_EXERCISE BRIEF_:
Take the lines from the head of the listing through the one bearing "const xMin = 1996, xMax" and copy them exactly, leaving every picture out.
#### GIVEN DATA ####
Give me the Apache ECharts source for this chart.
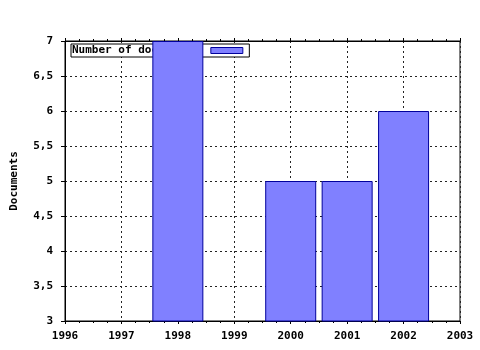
<!DOCTYPE html>
<html><head><meta charset="utf-8">
<script src="https://cdn.jsdelivr.net/npm/echarts@6/dist/echarts.min.js"></script>
<style>html,body{margin:0;padding:0;background:#fff}#c{width:480px;height:350px}</style>
</head><body><div id="c"></div>
<script>
const years = [1998, 2000, 2001, 2002];
const documents = [7, 5, 5, 6];
const seriesName = 'Number of documents';
const yName = 'Documents';
const xMin = 1996, xMax = 2003, yMin = 3, yMax = 7;

const font = 'DejaVu Sans Mono';
const chart = echarts.init(document.getElementById('c'), null, {renderer: 'canvas'});
const tickLine = {color: '#000', width: 1};
chart.setOption({
  animation: false,
  backgroundColor: '#fff',
  grid: {left: 65, right: 20, top: 41, bottom: 29, containLabel: false, outerBoundsMode: 'none',
    show: true, borderColor: '#000', borderWidth: 1, backgroundColor: 'transparent'},
  legend: {
    show: true, left: 71, top: 44, z: 1,
    data: [seriesName],
    icon: 'rect', itemWidth: 32, itemHeight: 6, align: 'right', itemGap: 0,
    padding: [0, 6, 0, 1],
    backgroundColor: '#fff', borderColor: '#000', borderWidth: 1, borderRadius: 0,
    textStyle: {fontFamily: font, fontWeight: 'bold', fontSize: 11, color: '#000', lineHeight: 13, padding: [0, 8, 0, 0]},
    itemStyle: {borderColor: '#00009c', borderWidth: 1}
  },
  xAxis: [{
    type: 'value', min: xMin, max: xMax, interval: 1, position: 'bottom',
    axisLine: {show: true, lineStyle: tickLine},
    axisTick: {show: true, inside: false, length: 3, lineStyle: tickLine},
    minorTick: {show: true, splitNumber: 4, length: 2, lineStyle: tickLine},
    axisLabel: {fontFamily: font, fontWeight: 'bold', fontSize: 11, color: '#000', margin: 10, formatter: v => String(v)},
    splitLine: {show: true, lineStyle: {color: '#222', type: [2, 3], width: 1}}
  }, {
    type: 'value', min: xMin, max: xMax, interval: 1, position: 'top',
    axisLine: {show: true, lineStyle: tickLine},
    axisTick: {show: true, inside: false, length: 3, lineStyle: tickLine},
    minorTick: {show: true, splitNumber: 4, length: 2, lineStyle: tickLine},
    axisLabel: {show: false},
    splitLine: {show: false}
  }],
  yAxis: {
    type: 'value', min: yMin, max: yMax, interval: 0.5,
    name: yName, nameLocation: 'middle', nameGap: 45, nameRotate: 90,
    nameTextStyle: {fontFamily: font, fontWeight: 'bold', fontSize: 11, color: '#000'},
    axisLine: {show: true, lineStyle: tickLine},
    axisTick: {show: true, inside: false, length: 4, lineStyle: tickLine},
    axisLabel: {fontFamily: font, fontWeight: 'bold', fontSize: 11, color: '#000', margin: 12,
      formatter: v => String(v).replace('.', ',')},
    splitLine: {show: true, lineStyle: {color: '#222', type: [2, 3], width: 1}}
  },
  series: [{
    name: seriesName, type: 'bar', z: 10,
    barWidth: 51,
    data: years.map((y, i) => [y, documents[i]]),
    itemStyle: {color: '#8080ff', borderColor: '#00009c', borderWidth: 1}
  }]
});
</script></body></html>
####
_REPLY TO THE EXERCISE_:
Give me the Apache ECharts source for this chart.
<!DOCTYPE html>
<html><head><meta charset="utf-8">
<script src="https://cdn.jsdelivr.net/npm/echarts@6/dist/echarts.min.js"></script>
<style>html,body{margin:0;padding:0;background:#fff}#c{width:480px;height:350px}</style>
</head><body><div id="c"></div>
<script>
const years = [1998, 2000, 2001, 2002];
const documents = [7, 5, 5, 6];
const seriesName = 'Number of documents';
const yName = 'Documents';
const xMin = 1996, xMax = 2003, yMin = 3, yMax = 7;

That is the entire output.